Assuré de plus de 55 ans : quand une réadaptation par soi-même peut-elle être exigée ?

Un assuré, né en 1965, a été mis au bénéfice d’une rente entière d’invalidité, mais limitée dans le temps, cela en 2021. C’est bien cette date de la décision de l’Office AI qui est déterminante, voir ATF 148 V 321, cons. 7.3. Dans la présente affaire, l’Office AI n’a pas examiné, avant de rendre sa décision, si l’assuré avait besoin de mesures d’ordre professionnel, lesquelles ne lui ont d’ailleurs jamais été proposées. Or, cela doit en principe être fait, en vertu du principe que la réadaptation précède la rente. L’argument de l’Office AI était que de toute façon l’assuré aurait refusé de telles mesures parce qu’il se considérait comme invalide. Contre la docision négative de l’AI. l’assuré fait recours au Tribunal cantonal vaudois, qui le déboute. Il saisit alors le Tribunal fédéral (TF).

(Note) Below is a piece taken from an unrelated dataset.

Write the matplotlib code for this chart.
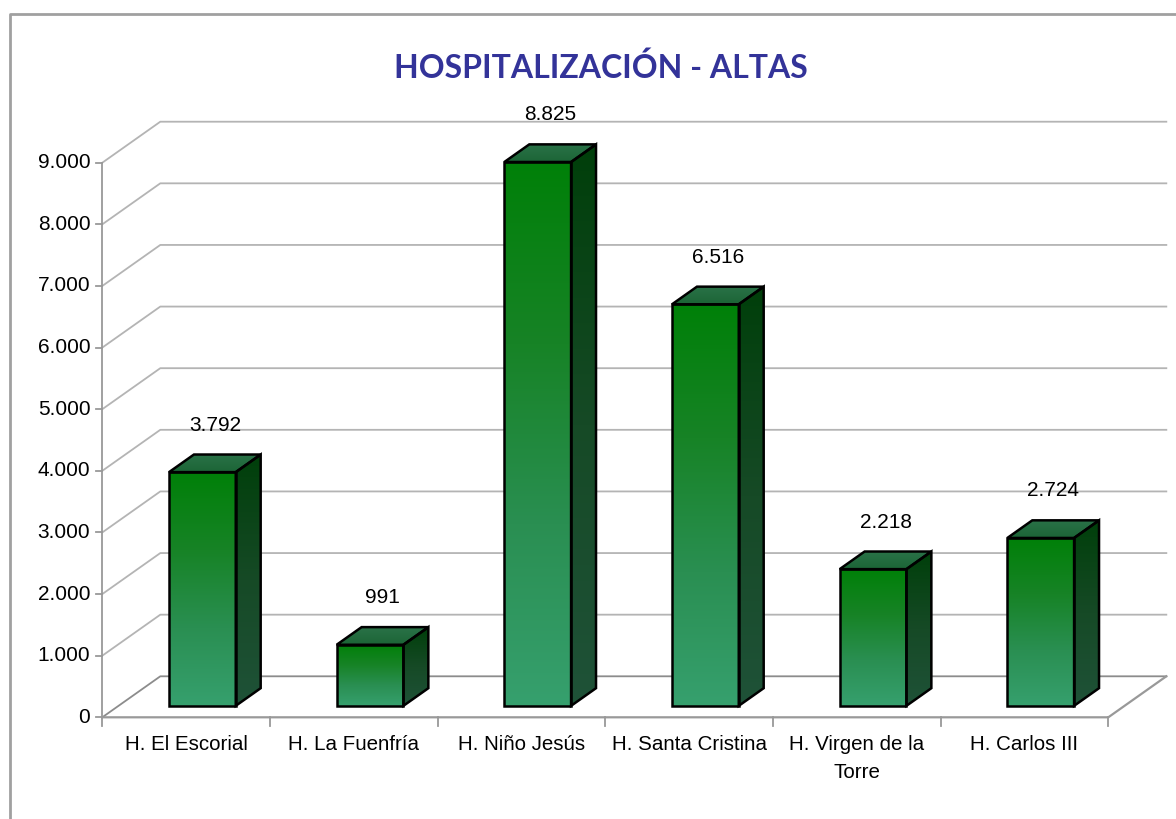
import numpy as np
import matplotlib.pyplot as plt
from matplotlib.patches import Polygon
from matplotlib.lines import Line2D
from matplotlib.colors import LinearSegmentedColormap

# data
categories = ['H. El Escorial', 'H. La Fuenfría', 'H. Niño Jesús',
              'H. Santa Cristina', 'H. Virgen de la\nTorre', 'H. Carlos III']
altas = [3792, 991, 8825, 6516, 2218, 2724]
yticks = [0, 1000, 2000, 3000, 4000, 5000, 6000, 7000, 8000, 9000]
title = 'HOSPITALIZACIÓN - ALTAS'

W, H = 1176, 819
fig = plt.figure(figsize=(W/100, H/100), dpi=100)
ax = fig.add_axes([0, 0, 1, 1])
ax.axis('off')

# pixel layout of the plot area (px from left / from top)
x0_px = 102.3       # left of category -0.5
cat_px = 167.67     # width of one category
y0_px = 717.3       # value 0
val_px = 0.061622   # px per unit
xlim = (-0.5 - x0_px/cat_px, -0.5 + (W - x0_px)/cat_px)
ylim = (-(H - y0_px)/val_px, y0_px/val_px)

def px(dx, dy):
    # pixel offsets to data offsets
    return dx/cat_px, dy/val_px

ddx, ddy = px(58, 41)      # depth of the floor
f0, f1 = 0.28, 0.71        # bar front / back depth
bw = 0.398
n = len(categories)
xl, xr = -0.5, n - 0.5

grid_c = '#b4b4b4'
axis_c = '#999999'

# back wall grid
for v in yticks:
    c = '#8c8c8c' if v == 0 else grid_c
    ax.plot([xl, xl + ddx, xr + ddx], [v, v + ddy, v + ddy], color=c, lw=1.3, zorder=1)
# floor
ax.plot([xl, xr, xr + ddx], [0, 0, ddy], color=axis_c, lw=1.6, zorder=1)
ax.plot([xl, xl], [0, yticks[-1]], color=axis_c, lw=1.3, zorder=1)
tx, _ = px(6, 0)
_, ty = px(0, 9)
for v in yticks:
    ax.plot([xl - tx, xl], [v, v], color=axis_c, lw=1.3, zorder=1)
    ax.text(xl - px(12, 0)[0], v, f'{v:,}'.replace(',', '.'), ha='right', va='center',
            fontsize=15, family='Liberation Sans')
for i in range(n + 1):
    ax.plot([xl + i, xl + i], [0, -ty], color=axis_c, lw=1.3, zorder=1)

front_cm = LinearSegmentedColormap.from_list('f', ['#36a06e', '#2a8f52', '#178326', '#008008'])
side_cm = LinearSegmentedColormap.from_list('s', ['#1f5238', '#164a26', '#003f0a'])
top_cm = LinearSegmentedColormap.from_list('t', ['#1c6536', '#2a7248'])
grad = np.linspace(0, 1, 256).reshape(-1, 1)

for i, v in enumerate(altas):
    cx = i + f0*ddx
    a, b = cx - bw/2, cx + bw/2
    yb = f0*ddy
    yt = yb + v
    bx, by = (f1 - f0)*ddx, (f1 - f0)*ddy
    front = Polygon([(a, yb), (b, yb), (b, yt), (a, yt)], closed=True,
                    fc='none', ec='black', lw=1.8, zorder=4)
    side = Polygon([(b, yb), (b + bx, yb + by), (b + bx, yt + by), (b, yt)], closed=True,
                   fc='none', ec='black', lw=1.8, zorder=4)
    top = Polygon([(a, yt), (b, yt), (b + bx, yt + by), (a + bx, yt + by)], closed=True,
                  fc='none', ec='black', lw=1.8, zorder=4)
    for p, cm, ext in [(front, front_cm, [a, b, yb, yt]),
                       (side, side_cm, [b, b + bx, yb, yt + by]),
                       (top, top_cm, [a, b + bx, yt, yt + by])]:
        ax.add_patch(p)
        im = ax.imshow(grad, cmap=cm, extent=ext, origin='lower', aspect='auto',
                       interpolation='bilinear', zorder=3)
        im.set_clip_path(p)
    ax.text(cx + bx/2, yt + by + px(0, 20)[1], f'{v:,}'.replace(',', '.'),
            ha='center', va='bottom', fontsize=15, family='Liberation Sans', zorder=5)
    ax.text(i, -px(0, 18)[1], categories[i], ha='center', va='top', fontsize=14.8,
            family='Liberation Sans', linespacing=1.6)

ax.set_xlim(*xlim)
ax.set_ylim(*ylim)

fig.text(601/W, 1 - 78/H, title, ha='center', va='baseline', fontsize=23,
         fontweight='bold', family='Lato', color='#333399')

# chart border
fig.add_artist(Line2D([10/W, 10/W, 1], [0, 1 - 14/H, 1 - 14/H], color='#a0a0a0', lw=2,
                      transform=fig.transFigure))

fig.savefig('out.png', dpi=100)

Cette autorité rappelle les principes applicables aux assurés de plus de 55 ans ou qui ont bénéficié d’une rente pendant 15 ans au moins : ces assurés-là doivent pouvoir bénéficier d’un examen attentif quant à leurs possibilités de réadaptation. Le TF explique que cela « ne signifie pas que la personne assurée peut se prévaloir d’un droit acquis; il est seulement admis qu’une réadaptation par soi-même ne peut, sauf exceptions, être exigée d’elle en raison de son âge ou de la durée du versement de la rente ». Le TF ajoute : « Dans de telles situations, les organes de l’assurance-invalidité doivent vérifier dans quelle mesure l’assuré a besoin de la mise en œuvre de mesures d’ordre professionnel, même si ce dernier a recouvré une capacité de travail et indépendamment du taux d’invalidité qui subsiste » (diverses jurisprudences sont citées).

Appréciant le cas concret, le TF donne tort à l’Office AI et au Tribunal cantonal vaudois en ces termes : « En présumant que l’intéressé aurait de toute façon refusé de telles mesures à supposer que l’Office intimé lui en eût proposées, de sorte qu’elles étaient vaines car vouées à l’échec, les premiers juges ont commis une violation du droit en ne faisant pas une application correcte de la jurisprudence. A cet égard, on rappellera que la motivation de l’assuré par rapport aux mesures de réadaptation doit faire l’objet d’un examen approfondi. (de la jurisprudence est citée).En l’occurrence, un tel examen n’a pas eu lieu, la juridiction cantonale s’étant bornée à déduire une absence de volonté subjective du recourant à participer à des mesures d’ordre professionnel, de son attitude au cours des thérapies mises en œuvre lors de son séjour à la Clinique romande de réadaptation ». Le recours est donc admis sur ce point.

ATF 9C_291/2023 du 30.01.2024

Notre commentaire :

D’une manière générale, les Offices AI sont réticents, depuis plusieurs années, à engager des mesures professionnelles, au motif que de toute façon, dès l’instant où un assuré fait valoir qu’il est incapable de travailler, il démontrerait par là même une inaptitude à de telles mesures professionnelles. Dans le droit fil de l’adage qu’en matière d’assurance-invalidité la réadaptation prime la rente, le TF se montre exigeant, pour les assurés ayant plus de 55 ans ou ayant bénéficié d’une rente pendant au moins 15 ans : l’aptitude à la réadaptation doit être examinée soigneusement en prenant en compte la totalité du parcours professionnel de l’assuré et sans présumer d’emblée qu’il n’a pas une volonté de se réadapter, ce qui dispenserait l’Office AI de lui proposer des mesures d’examen quant à la faculté de se réadapter ou des mesures professionnelles directement. Nous trouvons que cet arrêt est très important, en ce qu’il évite que soient laissés au bord du chemin les assurés âgés ou ceux qui ont été longtemps considérés comme invalides. Cette jurisprudence s’applique particulièrement lorsqu’il y a une suppression de rente. Nous espérons qu’à l’avenir les Offices AI tiendront compte de cette jurisprudence, qui n’est d’ailleurs pas nouvelle.